## Directive
Reproduce the data below in full and exclude every picture.

## Extracted data
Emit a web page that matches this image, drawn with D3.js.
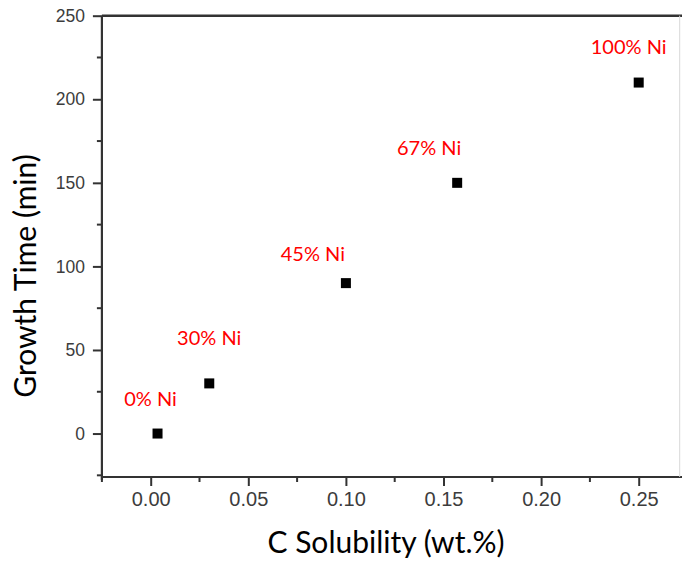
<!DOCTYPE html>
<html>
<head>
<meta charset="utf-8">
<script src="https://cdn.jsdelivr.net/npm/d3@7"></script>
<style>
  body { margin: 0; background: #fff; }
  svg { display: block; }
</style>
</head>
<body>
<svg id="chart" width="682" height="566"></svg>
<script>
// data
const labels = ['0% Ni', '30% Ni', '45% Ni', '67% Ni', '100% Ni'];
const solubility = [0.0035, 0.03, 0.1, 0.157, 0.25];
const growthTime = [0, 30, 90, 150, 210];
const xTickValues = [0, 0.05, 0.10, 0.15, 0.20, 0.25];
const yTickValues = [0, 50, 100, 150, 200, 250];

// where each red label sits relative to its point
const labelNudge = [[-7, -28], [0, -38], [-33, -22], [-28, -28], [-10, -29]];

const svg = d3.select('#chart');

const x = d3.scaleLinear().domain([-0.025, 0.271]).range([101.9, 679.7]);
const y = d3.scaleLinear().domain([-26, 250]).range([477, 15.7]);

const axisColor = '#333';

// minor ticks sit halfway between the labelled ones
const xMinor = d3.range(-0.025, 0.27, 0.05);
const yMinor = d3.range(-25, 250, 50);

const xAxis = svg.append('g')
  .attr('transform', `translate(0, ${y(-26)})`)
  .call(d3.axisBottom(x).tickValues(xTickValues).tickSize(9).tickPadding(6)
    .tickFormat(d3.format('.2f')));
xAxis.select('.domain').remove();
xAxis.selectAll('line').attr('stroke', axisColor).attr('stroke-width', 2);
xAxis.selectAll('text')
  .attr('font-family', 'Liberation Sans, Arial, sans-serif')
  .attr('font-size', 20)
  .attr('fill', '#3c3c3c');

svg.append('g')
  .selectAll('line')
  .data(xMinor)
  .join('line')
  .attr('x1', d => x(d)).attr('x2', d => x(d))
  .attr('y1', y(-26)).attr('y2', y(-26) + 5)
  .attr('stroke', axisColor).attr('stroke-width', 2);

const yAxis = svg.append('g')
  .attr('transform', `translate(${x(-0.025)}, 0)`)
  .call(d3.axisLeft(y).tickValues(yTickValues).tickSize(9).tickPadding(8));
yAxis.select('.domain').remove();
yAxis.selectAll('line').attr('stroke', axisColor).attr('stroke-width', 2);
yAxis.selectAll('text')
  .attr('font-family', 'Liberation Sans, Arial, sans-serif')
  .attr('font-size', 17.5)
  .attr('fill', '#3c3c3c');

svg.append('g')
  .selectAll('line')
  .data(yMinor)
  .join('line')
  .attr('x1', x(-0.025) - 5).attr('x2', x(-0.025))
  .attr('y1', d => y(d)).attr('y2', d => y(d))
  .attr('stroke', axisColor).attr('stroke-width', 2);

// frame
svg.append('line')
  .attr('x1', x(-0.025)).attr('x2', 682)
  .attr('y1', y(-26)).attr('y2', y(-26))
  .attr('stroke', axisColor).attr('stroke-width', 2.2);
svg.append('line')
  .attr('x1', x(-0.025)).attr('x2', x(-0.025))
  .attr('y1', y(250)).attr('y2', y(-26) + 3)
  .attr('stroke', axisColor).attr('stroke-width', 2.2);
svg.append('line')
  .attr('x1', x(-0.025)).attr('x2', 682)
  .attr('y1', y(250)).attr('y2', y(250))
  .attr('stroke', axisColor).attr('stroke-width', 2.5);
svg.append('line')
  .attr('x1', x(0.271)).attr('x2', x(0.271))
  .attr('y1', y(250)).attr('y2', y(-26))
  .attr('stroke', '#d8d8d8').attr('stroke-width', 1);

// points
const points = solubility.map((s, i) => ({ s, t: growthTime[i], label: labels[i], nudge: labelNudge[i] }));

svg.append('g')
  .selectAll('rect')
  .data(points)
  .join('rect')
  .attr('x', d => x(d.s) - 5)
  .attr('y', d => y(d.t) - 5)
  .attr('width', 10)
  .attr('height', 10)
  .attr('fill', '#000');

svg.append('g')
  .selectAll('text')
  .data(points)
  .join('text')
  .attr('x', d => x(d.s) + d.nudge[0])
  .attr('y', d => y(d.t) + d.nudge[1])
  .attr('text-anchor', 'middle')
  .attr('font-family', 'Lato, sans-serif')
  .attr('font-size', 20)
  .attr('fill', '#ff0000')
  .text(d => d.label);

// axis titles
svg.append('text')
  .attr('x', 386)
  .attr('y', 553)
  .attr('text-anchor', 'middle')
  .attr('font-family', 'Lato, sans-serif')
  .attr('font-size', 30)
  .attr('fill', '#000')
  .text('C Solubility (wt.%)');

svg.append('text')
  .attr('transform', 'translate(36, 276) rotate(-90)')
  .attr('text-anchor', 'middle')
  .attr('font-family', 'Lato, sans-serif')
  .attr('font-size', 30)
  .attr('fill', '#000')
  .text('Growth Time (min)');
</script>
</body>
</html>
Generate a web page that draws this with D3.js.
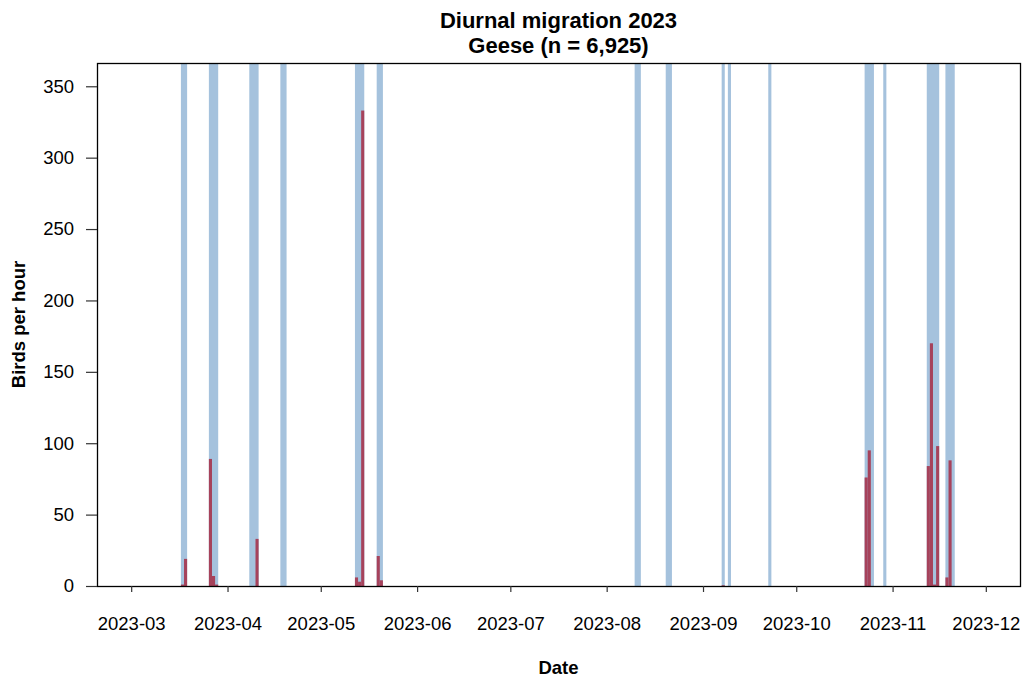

## Task result
Emit a web page that matches this image, drawn with D3.js.
<!DOCTYPE html>
<html>
<head>
<meta charset="utf-8">
<script src="https://cdn.jsdelivr.net/npm/d3@7"></script>
<style>
  body { margin: 0; background: #fff; }
  svg { display: block; }
</style>
</head>
<body>
<svg id="chart" width="682" height="566"></svg>
<script>
// data
const labels = ['0% Ni', '30% Ni', '45% Ni', '67% Ni', '100% Ni'];
const solubility = [0.0035, 0.03, 0.1, 0.157, 0.25];
const growthTime = [0, 30, 90, 150, 210];
const xTickValues = [0, 0.05, 0.10, 0.15, 0.20, 0.25];
const yTickValues = [0, 50, 100, 150, 200, 250];

// where each red label sits relative to its point
const labelNudge = [[-7, -28], [0, -38], [-33, -22], [-28, -28], [-10, -29]];

const svg = d3.select('#chart');

const x = d3.scaleLinear().domain([-0.025, 0.271]).range([101.9, 679.7]);
const y = d3.scaleLinear().domain([-26, 250]).range([477, 15.7]);

const axisColor = '#333';

// minor ticks sit halfway between the labelled ones
const xMinor = d3.range(-0.025, 0.27, 0.05);
const yMinor = d3.range(-25, 250, 50);

const xAxis = svg.append('g')
  .attr('transform', `translate(0, ${y(-26)})`)
  .call(d3.axisBottom(x).tickValues(xTickValues).tickSize(9).tickPadding(6)
    .tickFormat(d3.format('.2f')));
xAxis.select('.domain').remove();
xAxis.selectAll('line').attr('stroke', axisColor).attr('stroke-width', 2);
xAxis.selectAll('text')
  .attr('font-family', 'Liberation Sans, Arial, sans-serif')
  .attr('font-size', 20)
  .attr('fill', '#3c3c3c');

svg.append('g')
  .selectAll('line')
  .data(xMinor)
  .join('line')
  .attr('x1', d => x(d)).attr('x2', d => x(d))
  .attr('y1', y(-26)).attr('y2', y(-26) + 5)
  .attr('stroke', axisColor).attr('stroke-width', 2);

const yAxis = svg.append('g')
  .attr('transform', `translate(${x(-0.025)}, 0)`)
  .call(d3.axisLeft(y).tickValues(yTickValues).tickSize(9).tickPadding(8));
yAxis.select('.domain').remove();
yAxis.selectAll('line').attr('stroke', axisColor).attr('stroke-width', 2);
yAxis.selectAll('text')
  .attr('font-family', 'Liberation Sans, Arial, sans-serif')
  .attr('font-size', 17.5)
  .attr('fill', '#3c3c3c');

svg.append('g')
  .selectAll('line')
  .data(yMinor)
  .join('line')
  .attr('x1', x(-0.025) - 5).attr('x2', x(-0.025))
  .attr('y1', d => y(d)).attr('y2', d => y(d))
  .attr('stroke', axisColor).attr('stroke-width', 2);

// frame
svg.append('line')
  .attr('x1', x(-0.025)).attr('x2', 682)
  .attr('y1', y(-26)).attr('y2', y(-26))
  .attr('stroke', axisColor).attr('stroke-width', 2.2);
svg.append('line')
  .attr('x1', x(-0.025)).attr('x2', x(-0.025))
  .attr('y1', y(250)).attr('y2', y(-26) + 3)
  .attr('stroke', axisColor).attr('stroke-width', 2.2);
svg.append('line')
  .attr('x1', x(-0.025)).attr('x2', 682)
  .attr('y1', y(250)).attr('y2', y(250))
  .attr('stroke', axisColor).attr('stroke-width', 2.5);
svg.append('line')
  .attr('x1', x(0.271)).attr('x2', x(0.271))
  .attr('y1', y(250)).attr('y2', y(-26))
  .attr('stroke', '#d8d8d8').attr('stroke-width', 1);

// points
const points = solubility.map((s, i) => ({ s, t: growthTime[i], label: labels[i], nudge: labelNudge[i] }));

svg.append('g')
  .selectAll('rect')
  .data(points)
  .join('rect')
  .attr('x', d => x(d.s) - 5)
  .attr('y', d => y(d.t) - 5)
  .attr('width', 10)
  .attr('height', 10)
  .attr('fill', '#000');

svg.append('g')
  .selectAll('text')
  .data(points)
  .join('text')
  .attr('x', d => x(d.s) + d.nudge[0])
  .attr('y', d => y(d.t) + d.nudge[1])
  .attr('text-anchor', 'middle')
  .attr('font-family', 'Lato, sans-serif')
  .attr('font-size', 20)
  .attr('fill', '#ff0000')
  .text(d => d.label);

// axis titles
svg.append('text')
  .attr('x', 386)
  .attr('y', 553)
  .attr('text-anchor', 'middle')
  .attr('font-family', 'Lato, sans-serif')
  .attr('font-size', 30)
  .attr('fill', '#000')
  .text('C Solubility (wt.%)');

svg.append('text')
  .attr('transform', 'translate(36, 276) rotate(-90)')
  .attr('text-anchor', 'middle')
  .attr('font-family', 'Lato, sans-serif')
  .attr('font-size', 30)
  .attr('fill', '#000')
  .text('Growth Time (min)');
</script>
</body>
</html>
Generate a web page that draws this with D3.js.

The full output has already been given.